Wild Fig Hosts Ebony Wellness


There was not an empty seat for the black pride event hosted by Wild Fig Books and Coffee on Sunday, which was centered around, but not limited to the Lesbian Gay Bisexual Transgender and Queer (LGBTQ) community. The event speakers were the Ebony Wellness of Bluegrass Black Pride, who work to break down barriers that make it difficult for African Americans to be out and proud. Reinette Jones, a member of Ebony Wellness, said the main goal was to let Lexington know, “LGBTQ people are here also.”

Ebony Wellness has not been the only organization focused on being an African American and part of the LGBTQ community.

“There have been African American LGBTQ organizations probably since the beginning of time. Unfortunately, they have not been well documented,” said Jones.
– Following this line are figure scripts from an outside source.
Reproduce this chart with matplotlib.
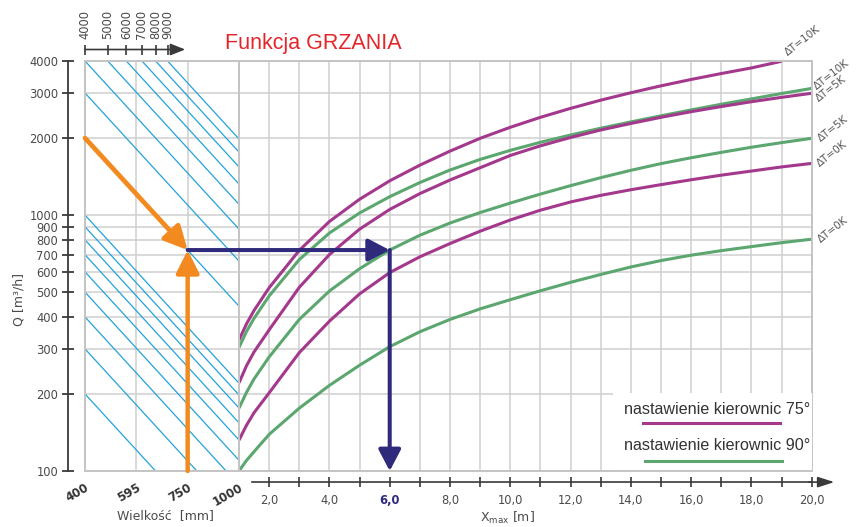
import matplotlib
matplotlib.use("Agg")
import matplotlib.pyplot as plt
from matplotlib.patches import FancyArrowPatch, ConnectionPatch, Rectangle
from matplotlib.ticker import NullLocator, FixedLocator

# ---------------- data ----------------
# Xmax [m] positions of the throw curves
X_CURVE = [1, 1.25, 1.5, 2, 3, 4, 5, 6, 7, 8, 9, 10, 11, 12, 13, 14, 15, 16, 17, 18, 19, 20]
X_75_10K = X_CURVE[:-1]

# Q [m3/h] along each curve
Q75_10K = [325, 376, 424, 520, 728, 944, 1153, 1361, 1567, 1778, 1995, 2203, 2410,
           2612, 2812, 3006, 3199, 3388, 3573, 3758, 3990]
Q75_5K = [221, 258, 292, 356, 522, 701, 881, 1052, 1213, 1371, 1531, 1710, 1865,
          2010, 2150, 2280, 2410, 2535, 2655, 2773, 2884, 2992]
Q75_0K = [132, 151, 169, 202, 290, 385, 492, 596, 687, 774, 865, 957, 1045,
          1125, 1194, 1256, 1315, 1374, 1432, 1486, 1542, 1592]
Q90_10K = [304, 351, 395, 483, 670, 851, 1019, 1180, 1340, 1500, 1650, 1790, 1925,
           2055, 2185, 2312, 2443, 2576, 2710, 2844, 2985, 3126]
Q90_5K = [176, 203, 229, 279, 391, 505, 617, 730, 834, 931, 1023, 1114, 1208,
          1303, 1400, 1496, 1589, 1675, 1758, 1841, 1919, 1995]
Q90_0K = [100, 110, 119, 139, 176, 216, 259, 306, 350, 391, 430, 467, 506,
          546, 586, 627, 664, 697, 726, 753, 780, 805]

# unit size selector (left panel)
SIZES = ["400", "595", "750", "1000"]
SIZE_POS = [0, 1, 2, 3]
# airflow value of each guide line at size 400
GUIDE_Q_AT_400 = [200, 300, 400, 500, 600, 700, 800, 900, 1000,
                  2000, 3000, 4000, 5000, 6000, 7000, 8000, 9000]
# drop of the guide lines per size step, in decades of Q
GUIDE_DECADES_PER_STEP = 0.219
# scale above the selector
TOP_TICKS = [4000, 5000, 6000, 7000, 8000, 9000]

Q_TICKS = [100, 200, 300, 400, 500, 600, 700, 800, 900, 1000, 2000, 3000, 4000]
X_TICKS = list(range(2, 21))

# worked example
EX_Q_START = 2000
EX_SIZE = 2          # 750 mm
EX_Q = 730
EX_X = 6.0

C_M = "#a3388c"
C_G = "#5ca66f"
C_BLUE = "#22a2dd"
C_ORANGE = "#f28a1f"
C_NAVY = "#2f2a7c"
C_GRID = "#cfcfcf"
C_AX = "#3a3a3a"
C_TXT = "#4a4a4a"

W, H = 861, 527
fig = plt.figure(figsize=(W / 100, H / 100), dpi=100)


def box(x0, y0, x1, y1):
    return [x0 / W, 1 - y1 / H, (x1 - x0) / W, (y1 - y0) / H]


ax_l = fig.add_axes(box(85, 61, 239, 471))
ax_r = fig.add_axes(box(239, 61, 811.7, 471))

for ax in (ax_l, ax_r):
    ax.set_yscale("log")
    ax.set_ylim(100, 4000)
    ax.yaxis.set_major_locator(FixedLocator(Q_TICKS))
    ax.yaxis.set_minor_locator(NullLocator())
    ax.grid(True, color=C_GRID, lw=1.1, zorder=0)
    ax.set_axisbelow(True)
    for s in ("top", "right"):
        ax.spines[s].set_color("#c4c4c4")
        ax.spines[s].set_linewidth(1.4)
    ax.axhline(100, color="#c4c4c4", lw=1.4, clip_on=False, zorder=3)

# ---------------- left panel ----------------
ax_l.set_xlim(0, 3)
ax_l.set_xticks(SIZE_POS)
ax_l.set_xticklabels(SIZES)
ax_l.axvline(0, color="#c4c4c4", lw=1.4, clip_on=False, zorder=3)
ax_l.spines["bottom"].set_visible(False)
ax_l.tick_params(axis="x", length=0, pad=7, labelsize=8.5, labelcolor="#333333")
for t in ax_l.get_xticklabels():
    t.set_rotation(30)
    t.set_ha("right")
    t.set_va("top")
    t.set_rotation_mode("anchor")
    t.set_fontweight("bold")

ax_l.spines["left"].set_position(("outward", 12.2))
ax_l.spines["left"].set_color(C_AX)
ax_l.spines["left"].set_linewidth(1.3)
ax_l.set_yticklabels([str(v) for v in Q_TICKS])
ax_l.tick_params(axis="y", direction="inout", length=8, width=1.3, color=C_AX,
                 labelsize=8.3, labelcolor=C_TXT, pad=3)

drop = 10 ** (-GUIDE_DECADES_PER_STEP * SIZE_POS[-1])
for q0 in GUIDE_Q_AT_400:
    ax_l.plot([SIZE_POS[0], SIZE_POS[-1]], [q0, q0 * drop], color=C_BLUE, lw=0.9, zorder=1.8)

# top scale aligned with the guide lines
ax_t = fig.add_axes(box(85, 49.5, 239, 50.5))
ax_t.set_xscale("log")
ax_t.set_xlim(4000, 4000 * 10 ** (GUIDE_DECADES_PER_STEP * SIZE_POS[-1]))
ax_t.set_ylim(0, 1)
ax_t.patch.set_visible(False)
for s in ax_t.spines.values():
    s.set_visible(False)
ax_t.set_yticks([])
ax_t.xaxis.set_major_locator(FixedLocator(TOP_TICKS))
ax_t.xaxis.set_minor_locator(NullLocator())
ax_t.set_xticklabels([str(v) for v in TOP_TICKS])
ax_t.tick_params(axis="x", top=True, bottom=False, labeltop=True, labelbottom=False,
                 direction="inout", length=7, width=1.2, color=C_AX,
                 labelsize=8.3, labelcolor=C_TXT, pad=4, labelrotation=90)
ax_t.annotate("", xy=(10700, 1), xytext=(4000, 1),
              xycoords=("data", "axes fraction"), textcoords=("data", "axes fraction"),
              arrowprops=dict(arrowstyle="-|>,head_length=9,head_width=3.6",
                              color=C_AX, lw=1.2, shrinkA=0, shrinkB=0, mutation_scale=1),
              annotation_clip=False)

# ---------------- right panel ----------------
ax_r.set_xlim(1, 20)
ax_r.xaxis.set_major_locator(FixedLocator(X_TICKS))
ax_r.xaxis.set_minor_locator(NullLocator())
ax_r.set_xticklabels([f"{v:.1f}".replace(".", ",") if v % 2 == 0 else "" for v in X_TICKS])
ax_r.spines["left"].set_visible(False)
ax_r.axvline(1, color="#c4c4c4", lw=1.4, clip_on=False, zorder=3)
ax_r.spines["bottom"].set_position(("outward", 8))
ax_r.spines["bottom"].set_bounds(1.43, 20)
ax_r.spines["bottom"].set_color(C_AX)
ax_r.spines["bottom"].set_linewidth(1.2)
ax_r.tick_params(axis="x", direction="inout", length=7, width=1.2, color=C_AX,
                 labelsize=8.3, labelcolor=C_TXT, pad=5)
ax_r.tick_params(axis="y", length=0, labelleft=False)
for t in ax_r.get_xticklabels():
    if t.get_text() == "6,0":
        t.set_color(C_NAVY)
        t.set_fontweight("bold")
ax_r.annotate("", xy=(20.75, -8 / 72 * 100 / 410), xytext=(19.9, -8 / 72 * 100 / 410),
              xycoords=("data", "axes fraction"), textcoords=("data", "axes fraction"),
              arrowprops=dict(arrowstyle="-|>,head_length=10,head_width=3.2",
                              color=C_AX, lw=1.2, shrinkA=0, shrinkB=0, mutation_scale=1),
              annotation_clip=False)

curves = [
    (X_75_10K, Q75_10K, C_M, (4.5, 3.6)),
    (X_CURVE, Q90_10K, C_G, (3.8, -0.9)),
    (X_CURVE, Q75_5K, C_M, (5.5, -6.0)),
    (X_CURVE, Q90_5K, C_G, (6.5, -2.4)),
    (X_CURVE, Q75_0K, C_M, (6.0, -2.4)),
    (X_CURVE, Q90_0K, C_G, (6.5, -3.1)),
]
labels = ["ΔT=10K", "ΔT=10K", "ΔT=5K", "ΔT=5K", "ΔT=0K", "ΔT=0K"]
for (xs, qs, c, off), lab in zip(curves, labels):
    ax_r.plot(xs, qs, color=c, lw=2.2, zorder=2, solid_capstyle="butt",
              solid_joinstyle="round")
    ax_r.annotate(lab, xy=(xs[-1], qs[-1]), xytext=off, textcoords="offset points",
                  rotation=38, rotation_mode="anchor", ha="left", va="baseline",
                  fontsize=7.5, color="#555555", annotation_clip=False)

# legend panel
ax_r.add_patch(Rectangle((0.653, 0), 0.347, 0.19, transform=ax_r.transAxes,
                         facecolor="white", edgecolor="none", zorder=2.6))
ax_r.plot([0.7054, 0.9446], [0.117, 0.117], color=C_M, lw=2.2,
          transform=ax_r.transAxes, zorder=2.7)
ax_r.plot([0.709, 0.948], [0.0244, 0.0244], color=C_G, lw=2.2,
          transform=ax_r.transAxes, zorder=2.7)
ax_r.text(0.997, 0.149, "nastawienie kierownic 75°", transform=ax_r.transAxes,
          ha="right", va="center", fontsize=11.6, color="#333333",
          family="Liberation Sans", zorder=2.8)
ax_r.text(0.997, 0.061, "nastawienie kierownic 90°", transform=ax_r.transAxes,
          ha="right", va="center", fontsize=11.6, color="#333333",
          family="Liberation Sans", zorder=2.8)

# ---------------- worked example arrows ----------------
orange_style = "-|>,head_length=14,head_width=7"
navy_style = "-|>,head_length=13,head_width=6.8"
ax_l.add_patch(FancyArrowPatch((SIZE_POS[0], EX_Q_START), (EX_SIZE, EX_Q),
                               arrowstyle=orange_style, mutation_scale=1,
                               color=C_ORANGE, lw=3.4, shrinkA=0, shrinkB=0,
                               zorder=4, clip_on=False))
ax_l.add_patch(FancyArrowPatch((EX_SIZE, 100), (EX_SIZE, EX_Q),
                               arrowstyle=orange_style, mutation_scale=1,
                               color=C_ORANGE, lw=3.2, shrinkA=0, shrinkB=0,
                               zorder=4, clip_on=False))
con = ConnectionPatch(xyA=(EX_SIZE, EX_Q), coordsA=ax_l.transData,
                      xyB=(EX_X, EX_Q), coordsB=ax_r.transData,
                      arrowstyle=navy_style, mutation_scale=1,
                      color=C_NAVY, lw=2.9, shrinkA=0, shrinkB=0, zorder=5)
fig.add_artist(con)
ax_r.add_patch(FancyArrowPatch((EX_X, EX_Q), (EX_X, 100),
                               arrowstyle=navy_style, mutation_scale=1,
                               color=C_NAVY, lw=2.9, shrinkA=0, shrinkB=0,
                               zorder=5, clip_on=False))

# ---------------- texts ----------------
fig.text(313 / W, 1 - 43 / H, "Funkcja GRZANIA", color="#e4262b", fontsize=15.5,
         family="Liberation Sans", ha="center", va="center")
fig.text(18.5 / W, 1 - 299 / H, "Q [m³/h]", rotation=90, ha="center", va="center",
         fontsize=9, color=C_TXT)
fig.text(165 / W, 1 - 516 / H, "Wielkość  [mm]", ha="center", va="center",
         fontsize=9, color=C_TXT)
fig.text(507 / W, 1 - 518 / H, r"X$_{\rm max}$ [m]", ha="center", va="center",
         fontsize=9, color=C_TXT)

fig.savefig("out.png", dpi=100)
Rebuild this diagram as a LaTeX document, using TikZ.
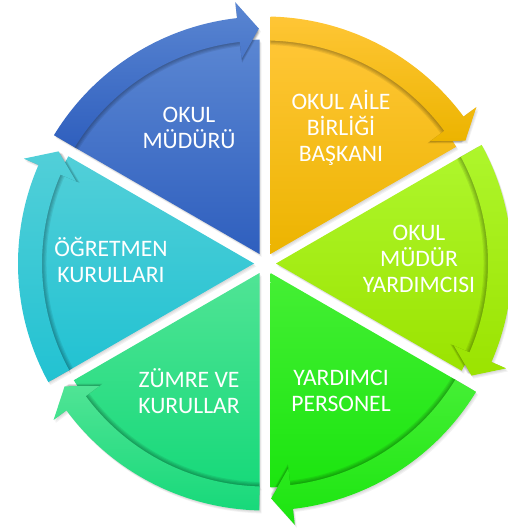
\documentclass[tikz,border=0pt]{standalone}
\usepackage{fontspec}
\setmainfont{Carlito}
\definecolor{bluT}{HTML}{5A86D2}\definecolor{bluB}{HTML}{2F5FBE}
\definecolor{oraT}{HTML}{FFC636}\definecolor{oraB}{HTML}{ECB400}
\definecolor{ygrT}{HTML}{AEF62C}\definecolor{ygrB}{HTML}{9BE300}
\definecolor{grnT}{HTML}{45EF35}\definecolor{grnB}{HTML}{1BE50F}
\definecolor{mntT}{HTML}{50E495}\definecolor{mntB}{HTML}{17D97A}
\definecolor{tealT}{HTML}{52CFD8}\definecolor{tealB}{HTML}{22C2D2}
% wedge between angles #1 (clockwise end) and #2 (counter-clockwise end)
\newcommand\wedgeP[2]{({(#1+#2)/2}:11pt) -- ({#2-1.4}:224pt) arc[start angle={#2-1.4}, end angle={#1+1.4}, radius=224pt] -- cycle}
% curved arrow band along the rim, head at the clockwise end
\newcommand\bandP[2]{({#2-1.3}:247pt) arc[start angle={#2-1.3}, end angle={#1+6.5}, radius=247pt] -- ({#1+6.5}:263pt) -- ({#1+1.5}:235pt) -- ({#1+6.5}:206pt) -- ({#1+6.5}:223pt) arc[start angle={#1+6.5}, end angle={#2-1.4}, radius=223pt] -- cycle}
\begin{document}
\begin{tikzpicture}[x=1pt,y=1pt,
  lbl/.style={text=white, align=center, font=\fontsize{23.6}{26}\selectfont, inner sep=0pt}]
\useasboundingbox (-265,-268.5) rectangle (242,263.5);
% soft drop shadows
\foreach \a/\b in {90/150,30/90,-30/30,-90/-30,-150/-90,150/210}{
  \foreach \k in {1,2,3}{
    \fill[black,opacity=0.05,shift={(0.7*\k,-1.0*\k)}] \wedgeP{\a}{\b};
    \fill[black,opacity=0.05,shift={(0.7*\k,-1.0*\k)}] \bandP{\a}{\b};
  }
}
% wedges
\shade[top color=bluT, bottom color=bluB] \wedgeP{90}{150};
\shade[top color=oraT, bottom color=oraB] \wedgeP{30}{90};
\shade[top color=ygrT, bottom color=ygrB] \wedgeP{-30}{30};
\shade[top color=grnT, bottom color=grnB] \wedgeP{-90}{-30};
\shade[top color=mntT, bottom color=mntB] \wedgeP{-150}{-90};
\shade[top color=tealT, bottom color=tealB] \wedgeP{150}{210};
% arrow bands with inward shadow
\foreach \a/\b/\ct/\cb in {90/150/bluT/bluB,30/90/oraT/oraB,-30/30/ygrT/ygrB,-90/-30/grnT/grnB,-150/-90/mntT/mntB,150/210/tealT/tealB}{
  \foreach \s in {0.995,0.99,0.985,0.98}{
    \fill[black,opacity=0.075,scale=\s] \bandP{\a}{\b};
  }
  \shade[top color=\ct, bottom color=\cb] \bandP{\a}{\b};
}
% labels
\node[lbl] (t1) at (-76,135.5) {OKUL\\MÜDÜRÜ};
\node[lbl] (t2) at (76,135.5) {OKUL AİLE\\BİRLİĞİ\\BAŞKANI};
\node[lbl] (t3) at (154,4.5) {OKUL\\MÜDÜR\\YARDIMCISI};
\node[lbl] (t4) at (76,-127.5) {YARDIMCI\\PERSONEL};
\node[lbl] (t5) at (-76,-127.5) {ZÜMRE VE\\KURULLAR};
\node[lbl] (t6) at (-154,3.5) {ÖĞRETMEN\\KURULLARI};
\end{tikzpicture}
\end{document}
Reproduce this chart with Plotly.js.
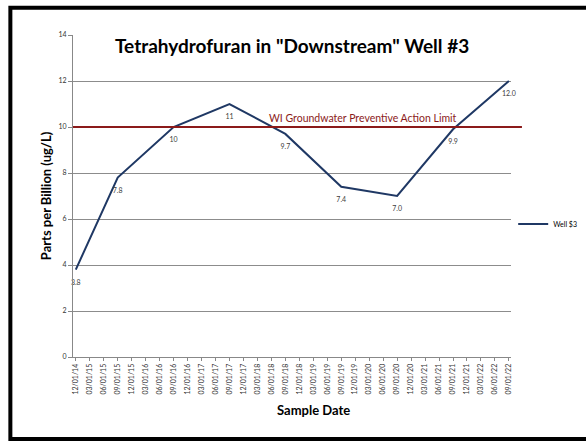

However, according to Jones, Ebony Wellness is the second most documented group, meaning they are known about in the community. In fact, Jones said this event was another way for the community to learn more about Ebony Wellness.

The event was made to be a judge free zone and to make everyone feel welcomed.

“We are not here today to prescribe to anybody that you have to be anything. That you have to be out, that you have to dress a certain way, or your hair has to be a certain way,” said Jones, “We are just here to share today.”

They did just that. Sharing everything from stories about how they told important people in their lives from just describing how they get through there day to day lives. Mark Johnson, co-chairmen of Ebony Wellness, expressed his concern of not being seen or heard in the community.

“For a long time even in the African American community LGBTQ folk were invisible and many still are,” said Johnson, “We just wanted us to have a voice and for us to have some kind of unity within the LGBTQ community of color.”

Ebony Wellness is working to eliminate this invisibility by continuing to expand and inviting people into their organization. Although after two years they have come so far Johnson says there is still more that needs to be done.

“We still have a long way to go because there are so many personalities and different cultures within the African American LGBTQ community,” he said.

Despite this long way, Jones says Ebony Wellness will, “Continue our goal to give presence and voice to African American LGBTQ persons striving to live everyday with respect, dignity, and pride.”

Two members of Ebony Wellness Carol Taylor-Shim(left) and Reinette Jones(right), who also work for the University of Kentucky.
Two members of Ebony Wellness, Carol Taylor-Shim(left) and Reinette Jones(right).  Both are employees at the University of Kentucky.